◆ Data provided:
* start *

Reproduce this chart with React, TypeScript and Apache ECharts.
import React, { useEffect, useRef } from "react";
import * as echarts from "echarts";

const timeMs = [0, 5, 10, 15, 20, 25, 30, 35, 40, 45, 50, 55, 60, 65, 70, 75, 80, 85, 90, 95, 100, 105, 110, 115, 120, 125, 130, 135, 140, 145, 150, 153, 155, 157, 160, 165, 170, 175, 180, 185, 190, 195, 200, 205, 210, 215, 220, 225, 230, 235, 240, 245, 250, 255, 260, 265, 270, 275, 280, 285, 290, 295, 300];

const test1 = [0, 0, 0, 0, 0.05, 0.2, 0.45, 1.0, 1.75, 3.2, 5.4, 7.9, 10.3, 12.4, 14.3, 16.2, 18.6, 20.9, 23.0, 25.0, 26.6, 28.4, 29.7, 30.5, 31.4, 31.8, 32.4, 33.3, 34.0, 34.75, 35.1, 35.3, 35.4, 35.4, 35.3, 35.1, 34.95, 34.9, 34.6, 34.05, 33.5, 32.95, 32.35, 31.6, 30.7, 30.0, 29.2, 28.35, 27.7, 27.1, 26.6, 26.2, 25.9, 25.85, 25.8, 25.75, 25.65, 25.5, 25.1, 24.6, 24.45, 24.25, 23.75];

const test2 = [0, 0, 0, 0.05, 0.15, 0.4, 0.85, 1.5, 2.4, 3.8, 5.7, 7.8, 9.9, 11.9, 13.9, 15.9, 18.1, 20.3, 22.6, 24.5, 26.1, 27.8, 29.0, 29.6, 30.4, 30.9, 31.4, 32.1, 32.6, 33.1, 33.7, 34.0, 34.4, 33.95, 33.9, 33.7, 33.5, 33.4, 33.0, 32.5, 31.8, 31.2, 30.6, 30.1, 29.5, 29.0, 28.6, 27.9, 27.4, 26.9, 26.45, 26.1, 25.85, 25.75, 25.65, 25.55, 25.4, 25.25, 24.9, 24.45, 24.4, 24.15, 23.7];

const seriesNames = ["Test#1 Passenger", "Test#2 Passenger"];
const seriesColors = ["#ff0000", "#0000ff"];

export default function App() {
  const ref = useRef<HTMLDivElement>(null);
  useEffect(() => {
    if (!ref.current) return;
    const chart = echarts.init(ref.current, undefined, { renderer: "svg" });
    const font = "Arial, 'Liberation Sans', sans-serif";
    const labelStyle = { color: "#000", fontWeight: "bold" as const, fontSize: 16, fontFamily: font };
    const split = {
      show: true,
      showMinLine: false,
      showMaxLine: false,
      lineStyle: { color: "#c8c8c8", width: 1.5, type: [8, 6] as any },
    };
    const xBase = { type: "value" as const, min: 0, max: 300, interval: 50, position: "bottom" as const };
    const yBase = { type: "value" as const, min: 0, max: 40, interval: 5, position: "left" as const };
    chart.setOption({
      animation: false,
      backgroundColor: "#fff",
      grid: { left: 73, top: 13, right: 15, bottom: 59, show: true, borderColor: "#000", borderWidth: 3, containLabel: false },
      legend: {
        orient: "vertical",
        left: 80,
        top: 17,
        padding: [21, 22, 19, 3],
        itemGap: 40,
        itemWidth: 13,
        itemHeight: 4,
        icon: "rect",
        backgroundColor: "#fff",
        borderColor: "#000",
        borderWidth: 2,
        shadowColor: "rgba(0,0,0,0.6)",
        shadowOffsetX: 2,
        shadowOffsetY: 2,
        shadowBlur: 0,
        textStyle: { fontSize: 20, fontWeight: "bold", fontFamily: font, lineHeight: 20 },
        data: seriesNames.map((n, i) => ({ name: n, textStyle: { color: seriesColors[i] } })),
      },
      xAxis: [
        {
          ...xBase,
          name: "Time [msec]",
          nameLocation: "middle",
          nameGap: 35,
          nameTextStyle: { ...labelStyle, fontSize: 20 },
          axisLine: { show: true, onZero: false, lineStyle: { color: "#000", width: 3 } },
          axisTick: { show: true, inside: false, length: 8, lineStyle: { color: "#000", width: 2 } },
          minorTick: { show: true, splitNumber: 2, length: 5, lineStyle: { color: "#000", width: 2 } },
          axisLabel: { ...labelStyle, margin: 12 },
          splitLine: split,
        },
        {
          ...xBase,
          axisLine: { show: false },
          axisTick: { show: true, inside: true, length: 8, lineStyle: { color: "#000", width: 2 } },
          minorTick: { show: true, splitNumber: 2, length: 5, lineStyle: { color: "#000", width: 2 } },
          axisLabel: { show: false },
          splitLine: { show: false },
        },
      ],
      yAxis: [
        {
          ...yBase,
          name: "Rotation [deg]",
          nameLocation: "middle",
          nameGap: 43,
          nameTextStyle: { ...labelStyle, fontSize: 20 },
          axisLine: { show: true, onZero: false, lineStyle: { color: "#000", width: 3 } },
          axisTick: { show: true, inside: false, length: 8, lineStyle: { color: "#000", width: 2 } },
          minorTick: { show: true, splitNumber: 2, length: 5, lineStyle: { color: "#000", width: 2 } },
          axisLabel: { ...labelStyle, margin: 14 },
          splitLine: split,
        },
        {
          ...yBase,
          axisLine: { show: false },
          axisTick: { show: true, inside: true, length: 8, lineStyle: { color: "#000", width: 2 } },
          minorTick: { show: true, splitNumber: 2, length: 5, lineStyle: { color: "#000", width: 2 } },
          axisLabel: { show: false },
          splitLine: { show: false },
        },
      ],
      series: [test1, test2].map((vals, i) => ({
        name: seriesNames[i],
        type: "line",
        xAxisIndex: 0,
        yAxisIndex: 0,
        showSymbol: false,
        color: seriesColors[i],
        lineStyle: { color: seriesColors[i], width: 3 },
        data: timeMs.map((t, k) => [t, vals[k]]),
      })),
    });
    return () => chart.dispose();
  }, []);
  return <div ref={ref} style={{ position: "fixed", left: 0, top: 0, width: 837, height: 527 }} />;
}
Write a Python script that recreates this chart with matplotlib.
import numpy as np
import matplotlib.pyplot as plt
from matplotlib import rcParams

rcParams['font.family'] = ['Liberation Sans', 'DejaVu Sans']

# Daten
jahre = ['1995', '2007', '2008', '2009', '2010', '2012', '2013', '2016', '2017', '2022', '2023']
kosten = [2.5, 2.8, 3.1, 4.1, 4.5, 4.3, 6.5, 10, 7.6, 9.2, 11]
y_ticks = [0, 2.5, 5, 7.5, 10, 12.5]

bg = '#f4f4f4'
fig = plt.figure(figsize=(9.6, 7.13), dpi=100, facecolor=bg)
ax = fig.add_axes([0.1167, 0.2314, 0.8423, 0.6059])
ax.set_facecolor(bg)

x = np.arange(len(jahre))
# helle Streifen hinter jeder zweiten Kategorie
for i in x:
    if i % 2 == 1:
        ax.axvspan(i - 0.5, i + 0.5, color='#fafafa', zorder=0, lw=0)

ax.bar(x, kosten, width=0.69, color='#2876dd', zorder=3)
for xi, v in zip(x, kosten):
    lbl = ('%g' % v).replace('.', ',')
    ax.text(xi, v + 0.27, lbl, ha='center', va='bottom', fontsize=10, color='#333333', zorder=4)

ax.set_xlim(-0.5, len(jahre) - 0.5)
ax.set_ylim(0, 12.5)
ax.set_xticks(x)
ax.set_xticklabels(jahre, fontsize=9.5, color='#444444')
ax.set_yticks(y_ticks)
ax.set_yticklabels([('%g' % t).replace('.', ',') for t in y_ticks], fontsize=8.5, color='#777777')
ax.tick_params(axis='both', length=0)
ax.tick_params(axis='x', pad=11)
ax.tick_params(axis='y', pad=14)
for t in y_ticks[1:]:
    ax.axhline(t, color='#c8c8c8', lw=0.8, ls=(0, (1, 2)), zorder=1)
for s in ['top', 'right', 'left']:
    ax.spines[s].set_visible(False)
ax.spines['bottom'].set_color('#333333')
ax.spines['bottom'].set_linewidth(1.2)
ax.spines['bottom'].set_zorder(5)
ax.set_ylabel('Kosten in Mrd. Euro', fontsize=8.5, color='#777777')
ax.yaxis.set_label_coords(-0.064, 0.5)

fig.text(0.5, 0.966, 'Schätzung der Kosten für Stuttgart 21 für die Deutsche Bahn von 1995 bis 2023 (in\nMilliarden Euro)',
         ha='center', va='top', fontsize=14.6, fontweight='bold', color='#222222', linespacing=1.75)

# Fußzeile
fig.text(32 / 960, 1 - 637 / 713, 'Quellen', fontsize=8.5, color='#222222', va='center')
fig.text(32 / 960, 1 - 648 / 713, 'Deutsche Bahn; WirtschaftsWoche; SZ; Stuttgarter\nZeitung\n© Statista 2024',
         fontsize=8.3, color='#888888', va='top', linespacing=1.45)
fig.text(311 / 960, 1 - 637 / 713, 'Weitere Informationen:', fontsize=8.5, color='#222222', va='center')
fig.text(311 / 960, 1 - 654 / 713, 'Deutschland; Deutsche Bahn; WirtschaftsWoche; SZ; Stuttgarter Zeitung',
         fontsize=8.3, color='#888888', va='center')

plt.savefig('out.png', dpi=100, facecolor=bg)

* end *

◆ Work to complete: Look through the material above and print exactly the lines from the one containing "Write a Python" to the one containing "ax.axvspan(i - 0.5, i", both included, and nothing more.

◆ Exercise output:
Write a Python script that recreates this chart with matplotlib.
import numpy as np
import matplotlib.pyplot as plt
from matplotlib import rcParams

rcParams['font.family'] = ['Liberation Sans', 'DejaVu Sans']

# Daten
jahre = ['1995', '2007', '2008', '2009', '2010', '2012', '2013', '2016', '2017', '2022', '2023']
kosten = [2.5, 2.8, 3.1, 4.1, 4.5, 4.3, 6.5, 10, 7.6, 9.2, 11]
y_ticks = [0, 2.5, 5, 7.5, 10, 12.5]

bg = '#f4f4f4'
fig = plt.figure(figsize=(9.6, 7.13), dpi=100, facecolor=bg)
ax = fig.add_axes([0.1167, 0.2314, 0.8423, 0.6059])
ax.set_facecolor(bg)

x = np.arange(len(jahre))
# helle Streifen hinter jeder zweiten Kategorie
for i in x:
    if i % 2 == 1:
        ax.axvspan(i - 0.5, i + 0.5, color='#fafafa', zorder=0, lw=0)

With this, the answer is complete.